The increased deployment of landmines is having a marked impact on a particular sector of the civilian population — those employed under the government’s PAICMA program of manual eradication, which was established in 2006 and involves paying civilians to enter plantations of illicit crops and manually destroy them.

The program has been strongly criticized by NGOs such as CCCM (Colombian Campaign to Ban Landmines) as it involves sending poorly trained civilians into areas with a high probability of landmine presence. According to the group, this violates the Colombian government’s commitment to Article 5.2 of the Ottawa Convention, in which it vowed to ensure the “effective exclusion” of civilians from areas known to contain landmines. According to CCCM, coca eradicators accounted for approximately one third of all civilian landmine victims so far this year.

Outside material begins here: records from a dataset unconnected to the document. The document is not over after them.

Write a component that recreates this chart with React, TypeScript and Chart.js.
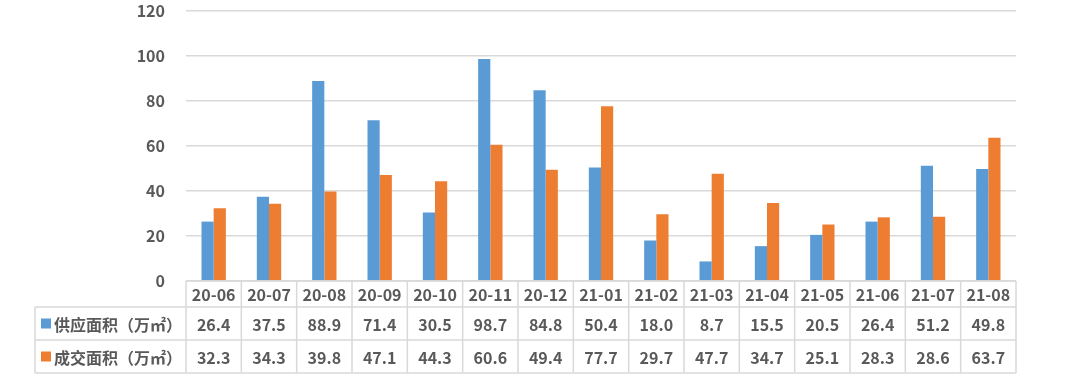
import React, { useEffect, useRef } from "react";
import { Chart, registerables } from "chart.js";

Chart.register(...registerables);

const categories = ["20-06", "20-07", "20-08", "20-09", "20-10", "20-11", "20-12", "21-01", "21-02", "21-03", "21-04", "21-05", "21-06", "21-07", "21-08"];
const supplyValues = [26.4, 37.5, 88.9, 71.4, 30.5, 98.7, 84.8, 50.4, 18.0, 8.7, 15.5, 20.5, 26.4, 51.2, 49.8];
const dealValues = [32.3, 34.3, 39.8, 47.1, 44.3, 60.6, 49.4, 77.7, 29.7, 47.7, 34.7, 25.1, 28.3, 28.6, 63.7];
const seriesNames = ["供应面积（万㎡）", "成交面积（万㎡）"];
const seriesColors = ["#5B9BD5", "#ED7D31"];

const FONT = '"Microsoft YaHei", "Noto Sans CJK SC", "Noto Sans", sans-serif';
const TEXT_COLOR = "#595959";
const LINE_COLOR = "#D9D9D9";

const tablePlugin = {
  id: "dataTable",
  afterDraw(chart: any) {
    const ctx = chart.ctx as CanvasRenderingContext2D;
    const xs = chart.scales.x;
    const area = chart.chartArea;
    const n = categories.length;
    const colW = (area.right - area.left) / n;
    const headerTop = area.bottom;
    const row1Top = headerTop + 26;
    const row2Top = row1Top + 33;
    const tableBottom = row2Top + 33;
    const labelLeft = 35;

    ctx.save();
    ctx.strokeStyle = LINE_COLOR;
    ctx.lineWidth = 1.5;
    ctx.beginPath();
    ctx.moveTo(area.left, headerTop);
    ctx.lineTo(area.right, headerTop);
    ctx.moveTo(labelLeft, row1Top);
    ctx.lineTo(area.right, row1Top);
    ctx.moveTo(labelLeft, row2Top);
    ctx.lineTo(area.right, row2Top);
    ctx.moveTo(labelLeft, tableBottom);
    ctx.lineTo(area.right, tableBottom);
    ctx.moveTo(labelLeft, row1Top);
    ctx.lineTo(labelLeft, tableBottom);
    for (let i = 0; i <= n; i++) {
      const x = area.left + i * colW;
      ctx.moveTo(x, headerTop);
      ctx.lineTo(x, tableBottom);
    }
    ctx.stroke();

    ctx.fillStyle = TEXT_COLOR;
    ctx.font = `bold 16px ${FONT}`;
    ctx.textAlign = "center";
    ctx.textBaseline = "middle";
    categories.forEach((c, i) => {
      const cx = xs.getPixelForValue(i);
      ctx.fillText(c, cx, (headerTop + row1Top) / 2 + 1);
      ctx.fillText(supplyValues[i].toFixed(1), cx, (row1Top + row2Top) / 2 + 1);
      ctx.fillText(dealValues[i].toFixed(1), cx, (row2Top + tableBottom) / 2 + 1);
    });

    const rows = [[row1Top, row2Top], [row2Top, tableBottom]];
    rows.forEach(([t, b], k) => {
      const cy = (t + b) / 2;
      ctx.fillStyle = seriesColors[k];
      ctx.fillRect(41, cy - 5, 10, 10);
      ctx.fillStyle = TEXT_COLOR;
      ctx.textAlign = "left";
      ctx.fillText(seriesNames[k], 54, cy + 1);
    });
    ctx.restore();
  },
};

export default function App() {
  const ref = useRef<HTMLCanvasElement | null>(null);
  useEffect(() => {
    document.body.style.margin = "0";
    const chart = new Chart(ref.current as HTMLCanvasElement, {
      type: "bar",
      data: {
        labels: categories,
        datasets: [
          { label: seriesNames[0], data: supplyValues, backgroundColor: seriesColors[0], barPercentage: 1, categoryPercentage: 0.44 },
          { label: seriesNames[1], data: dealValues, backgroundColor: seriesColors[1], barPercentage: 1, categoryPercentage: 0.44 },
        ],
      },
      options: {
        animation: false,
        responsive: false,
        maintainAspectRatio: false,
        layout: { padding: { top: 11, right: 64, bottom: 111, left: 0 } },
        plugins: { legend: { display: false }, tooltip: { enabled: false } },
        scales: {
          x: { display: false },
          y: {
            min: 0,
            max: 120,
            afterFit: (s: any) => { s.width = 186; },
            border: { display: false },
            grid: { color: LINE_COLOR, lineWidth: 1.5, drawTicks: true, tickLength: 21, tickColor: "rgba(0,0,0,0)" },
            ticks: { stepSize: 20, padding: 0, color: TEXT_COLOR, font: { family: FONT, size: 16, weight: "bold" } },
          },
        },
      },
      plugins: [tablePlugin],
    });
    return () => chart.destroy();
  }, []);
  return (
    <div style={{ position: "absolute", left: 0, top: 0, width: 1080, height: 392, background: "#fff" }}>
      <canvas ref={ref} width={1080} height={392} />
    </div>
  );
}
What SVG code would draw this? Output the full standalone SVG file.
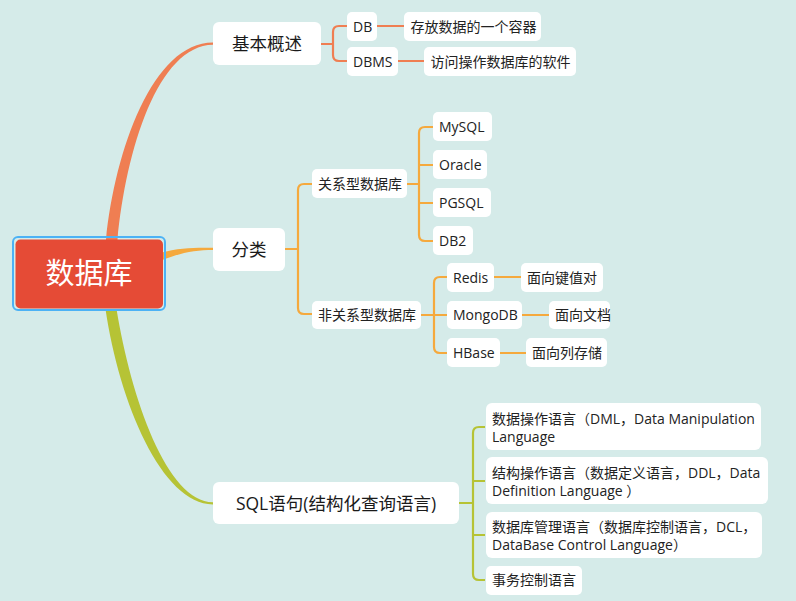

The trend of using mines as a means of protecting coca plantations seems to be supported by official statistics published by PAICMA, which revealed that 129 victims of landmines during eradication processes were registered over 2008 and 2009, showing an almost five-fold increase of the 27 victims reported over 2006 and 2007. Furthermore the victim rates show no sign of decreasing, given that the number of landmine-related accidents registered last year was even greater than the figure reported for 2009.

Whilst government efforts to clamp down on coca farming have undoubtedly seen positive results (the area of illicit crops has fallen from 187,000 hectares (2002) to 67,000 (2011) according to a UN report), it is not clear how much of this is due to eradication programs and how much to other factors, such as increased security in coca-growing regions. Serious questions have been raised about the effectiveness of coca eradiction, both manuel and aerial, in persuading farmers to give up illegal crops. The civilian cost of manual eradication is undeniable, and seems likely to worsen if the FARC continue to increase their use of landmines in areas of coca production.

Peru’s new president, Ollanta Humala, recently suspended coca eradication efforts, saying that his government would evaluate the program’s success. Peru has suffered violent clashes between state forces and coca farmers over forced eradication programs, and UN statistics show that the area under coca cultivation has steadily increased in the last few years despite government efforts. It remains to be seen if the Colombian government, in light of increasing casualty rates amongst eradicators, might be forced to follow Peru’s lead and reconsider its coca eradication methods.